When you’re in this thing called a team, you want somebody like that. Maybe you want somebody so beautiful that the opponent might be a bit distracted and she scores a goal. God works in mysterious ways. So don’t be afraid to let a girl come on your team and play with you. Why not?
Instead of being jealous or being angry -- “Why didn’t you pass me the ball? I want to be the one scoring all the time!” -- instead of being angry that you weren’t the person to have kicked the ball and scored a goal, how wonderful would it be if team members could say, “Let me do all the background defensive maneuvering so the fantastic offensive players that we have can be put to the best advantage. I can give them several options from the background.”
If we have this attitude of wishing the best for each other because we know it doesn’t matter who scores the goal, when the goal is scored, then it’s a winning point for everybody. Again, when one family does well, it’s great for everybody.

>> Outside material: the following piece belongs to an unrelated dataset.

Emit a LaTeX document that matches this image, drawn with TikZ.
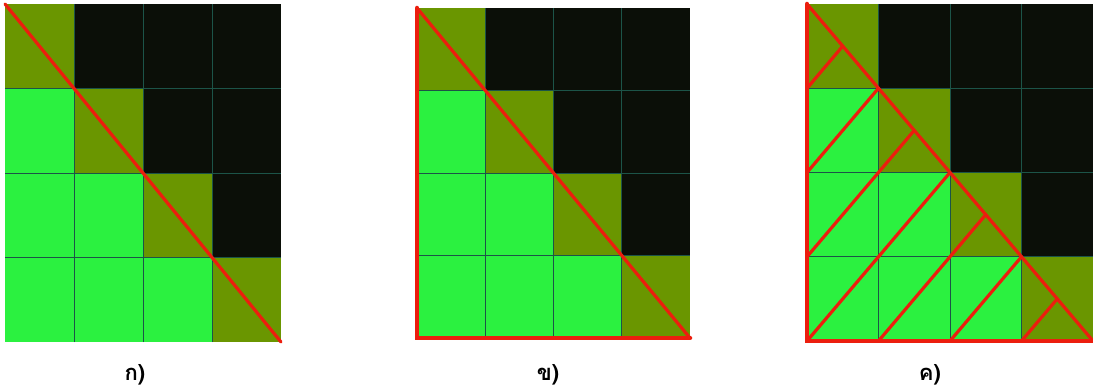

It’s interesting for me because I’m in the awkward situation of my father having placed this responsibility and burden on me. He said, “You’ve done a wonderful job home schooling your kids. Now do the same for the rest of your community.” As a mother I want to share all that I’ve learned with different brothers and sisters. But sometimes there’s this look: “Yes, but you’re True Family; you’ve been handed a silver spoon all your life. What do you know about our lives? What do you know about our kids? Maybe the way you raised your kids is not the way I want to raise mine.”

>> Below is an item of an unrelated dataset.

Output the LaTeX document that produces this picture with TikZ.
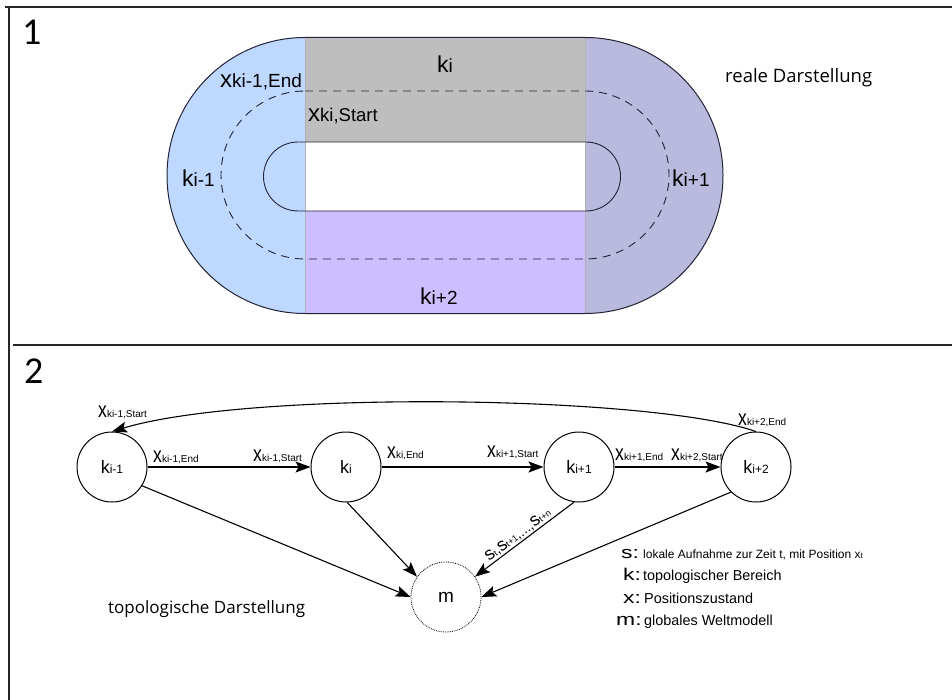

As somebody who’s a part of this community, wanting to share with all of you the different things that I’ve learned, it would be great if you realize that sharing is a wonderful thing. I look forward to learning about how you’ve managed with your family and the different tidbits of wisdom that you’ve garnered over the years. I would very much love that, just as much as I would love a recipe from your family, which would make my menu at home that much richer.

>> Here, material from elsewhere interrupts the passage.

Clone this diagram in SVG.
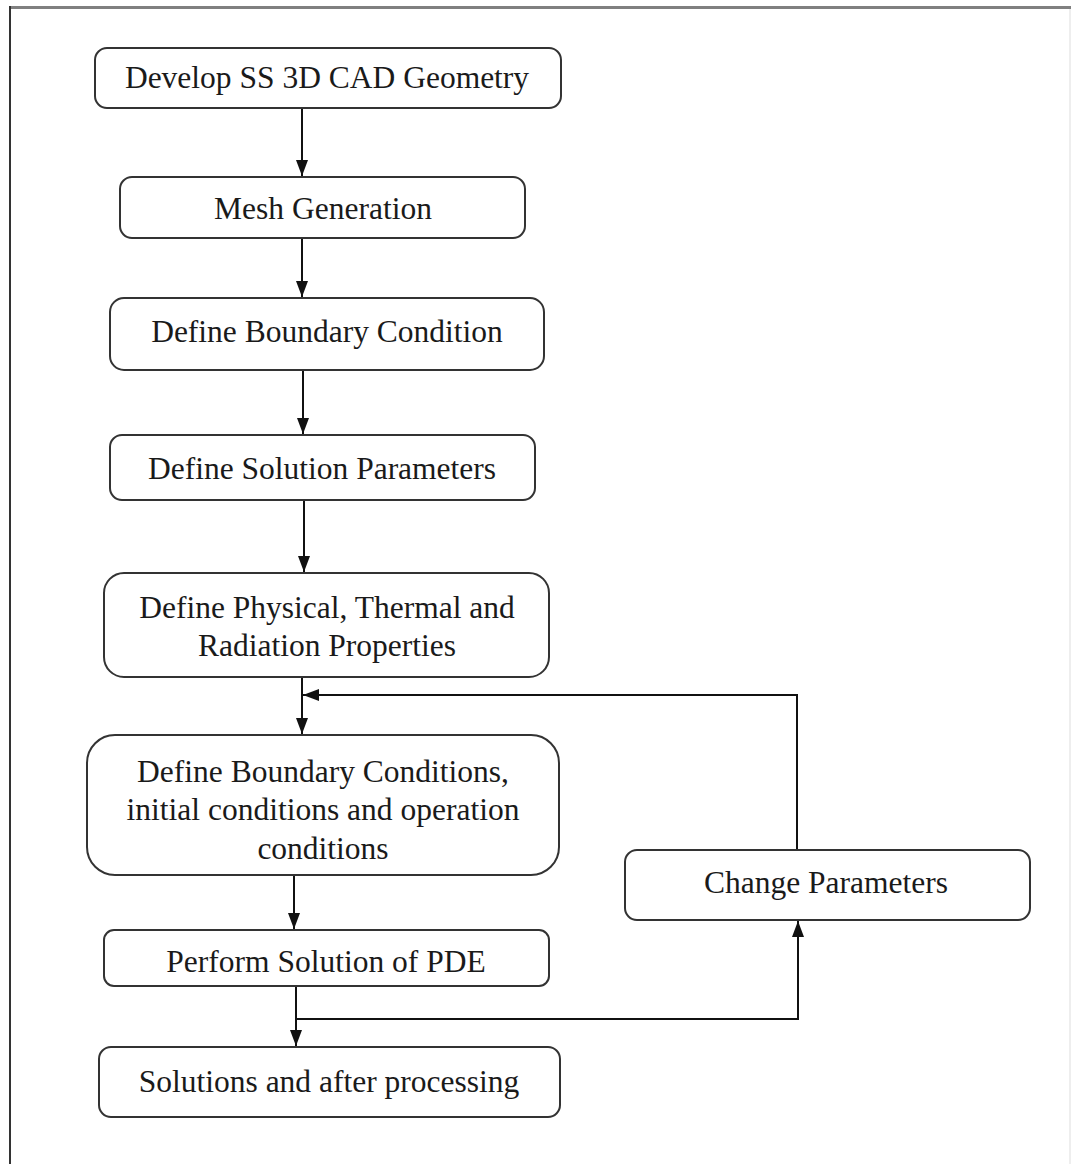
<svg xmlns="http://www.w3.org/2000/svg" width="1071" height="1164" viewBox="0 0 1071 1164">
<defs>
<style>
.box{fill:#fff;stroke:#333;stroke-width:2}
.t{font-family:"Liberation Serif","Times New Roman",serif;font-size:31.5px;fill:#1a1a1a;text-anchor:middle}
.c{fill:none;stroke:#111;stroke-width:2}
</style>
<marker id="ah" viewBox="0 0 16 14" refX="16" refY="7" markerWidth="16" markerHeight="14" markerUnits="userSpaceOnUse" orient="auto">
<path d="M0,1 L16,7 L0,13 Z" fill="#111"/>
</marker>
</defs>
<rect x="0" y="0" width="1071" height="1164" fill="#fff"/>
<g id="frame">
<line x1="9" y1="7.5" x2="1071" y2="7.5" stroke="#808080" stroke-width="3"/>
<line x1="10" y1="6" x2="10" y2="1164" stroke="#333" stroke-width="2"/>
<line x1="1070" y1="9" x2="1070" y2="1164" stroke="#ddd" stroke-width="1"/>
</g>
<g id="connectors">
<line class="c" x1="302" y1="108" x2="302" y2="176" marker-end="url(#ah)"/>
<line class="c" x1="302" y1="238" x2="302" y2="297" marker-end="url(#ah)"/>
<line class="c" x1="303" y1="370" x2="303" y2="434" marker-end="url(#ah)"/>
<line class="c" x1="304" y1="500" x2="304" y2="572" marker-end="url(#ah)"/>
<line class="c" x1="302" y1="677" x2="302" y2="734" marker-end="url(#ah)"/>
<polyline class="c" points="797,850 797,695 303,695" marker-end="url(#ah)"/>
<line class="c" x1="294" y1="875" x2="294" y2="929" marker-end="url(#ah)"/>
<line class="c" x1="296" y1="986" x2="296" y2="1046" marker-end="url(#ah)"/>
<polyline class="c" points="296,1019 798,1019 798,921" marker-end="url(#ah)"/>
</g>
<g id="n1"><rect class="box" x="95" y="48" width="466" height="60" rx="12"/><text class="t" x="327" y="88">Develop SS 3D CAD Geometry</text></g>
<g id="n2"><rect class="box" x="120" y="177" width="405" height="61" rx="12"/><text class="t" x="323" y="219">Mesh Generation</text></g>
<g id="n3"><rect class="box" x="110" y="298" width="434" height="72" rx="14"/><text class="t" x="327" y="342">Define Boundary Condition</text></g>
<g id="n4"><rect class="box" x="110" y="435" width="425" height="65" rx="12"/><text class="t" x="322" y="479">Define Solution Parameters</text></g>
<g id="n5"><rect class="box" x="104" y="573" width="445" height="104" rx="20"/><text class="t" x="327" y="618">Define Physical, Thermal and</text><text class="t" x="327" y="656">Radiation Properties</text></g>
<g id="n6"><rect class="box" x="87" y="735" width="472" height="140" rx="28"/><text class="t" x="323" y="782">Define Boundary Conditions,</text><text class="t" x="323" y="820">initial conditions and operation</text><text class="t" x="323" y="859">conditions</text></g>
<g id="n7"><rect class="box" x="104" y="930" width="445" height="56" rx="10"/><text class="t" x="326" y="972">Perform Solution of PDE</text></g>
<g id="n8"><rect class="box" x="99" y="1047" width="461" height="70" rx="12"/><text class="t" x="329" y="1092">Solutions and after processing</text></g>
<g id="n9"><rect class="box" x="625" y="850" width="405" height="70" rx="12"/><text class="t" x="826" y="893">Change Parameters</text></g>
</svg>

If we think of ourselves as a community and as a team, then I’m in the situation where I have to be the coach and I have to come up with a strategy, a plan of action that we need to execute as a team in this thing called a worldwide family. It doesn’t matter how ingenious the strategy is, if there is no desire on the part of the team members to try it out, the team members will never realize whether it is a good plan or maybe needs a little adjusting.
The important thing is the willingness to unite with the vision or purpose of why we are doing what we’re doing. One coach might be very different from another coach. We have our individual styles, and we have our individual ways of doing things because we come with different experience packages, right? My experience is very different from that of somebody else. So instead of looking at it as, “Whoa, our old coach didn’t do that!” please realize that maybe your management asked me to come on board because they wanted to try a new method of running the show.
I am not here to say that my strategy for the game is the best in the world. But I would like to try it this way. If I can have the support of my team members, this community, and our worldwide community, I think you will see that quite a few games can be and will be won.
I’m looking at so many talented young people. It’s really my privilege to get to know not just the First Generation but also your children, the Second Generation, and the Third Generation (and now we’re on to the Fourth), and to see what a phenomenal group of people we are. Sometimes I’m lying in bed thinking, my goodness, we are the most successful new religion in the lifetime of the founder, and we still have the founder with us. How much more phenomenal can we be if we just keep this good thing going? Maybe with a little different twist, and trying different strategies on the field, but still under the same vision of God, our Heavenly Parent, and of our True Parents, who are with us, really celebrating with us each and every Sunday.
I think I should share a little secret with all of you. My father is a great fan of Lovin’ Life Ministries. When the camera scans the audience, he can see not just black hair, but yellow hair, curly hair, bushy hair, straight hair. And he sees all of you smiling and simply reveling in this team spirit. My father loves that, and he’s so busy looking at everybody. He becomes so happy because, as our father, he loves us the way we love our children. He loves all of you. He loves you probably more than he loves me. But he really loves his children, and my mother really loves her children because she can see the hope in your eyes. When they see the young people dancing up a storm here at the end, they can experience the power of the young people. It makes my parents feel young again.
Usually when I send them a DVD of Lovin’ Life Ministry, they like to watch it in the comfort of their own suite, but they like it so much that they show it the next day at Hoon Dok Hae. So, unbeknownst to all of us, it’s becoming a regular Hoon Dok Hae phenomenon, which is a wonderful thing because then we’re sharing our happiness and celebration with the rest of the world.
The only thing we have to do is remember and believe this whole concept that God is a living God, flowing through all of us, flowing in our veins, and that we are his living children. We’ve just got to believe, brothers and sisters. If we can do that, we are going to be an awesome, unstoppable, and undeniable phenomenon in this world.
As a mother who has tasted here at Lovin’ Life Ministries the possibility of what Generation Peace can look like, I can say that there’s not another minute to waste. We have to work on building our families. We have to work on establishing better relationships between spouses so we can create a great environment for our children to grow in. Once we get the young people inspired by the power of love and once our children realize who they are, not just concentrating on what they want to become when they grow older in terms of their career choice or goals, but really keeping in mind who they are and what God’s purpose of creation was when he created us and what we must do as competent and successful sons and daughters of God, then the sky’s the limit.
So brothers and sisters, I hope that you can help me celebrate the great victories of the winning teams shortly after a lunch break. We can really take the time to celebrate with them for all the hard work, all the great footwork, and all the great playing they did for the last couple of days. Also let’s take part in realizing that we are one incredible family. As long as we can remind ourselves of this every day, we’re well on our way to raising a healthy, emotionally confident, spiritually sound, and externally excellent group of young men and women, starting with our own here.
God bless. Have a wonderful Sunday. Thank you.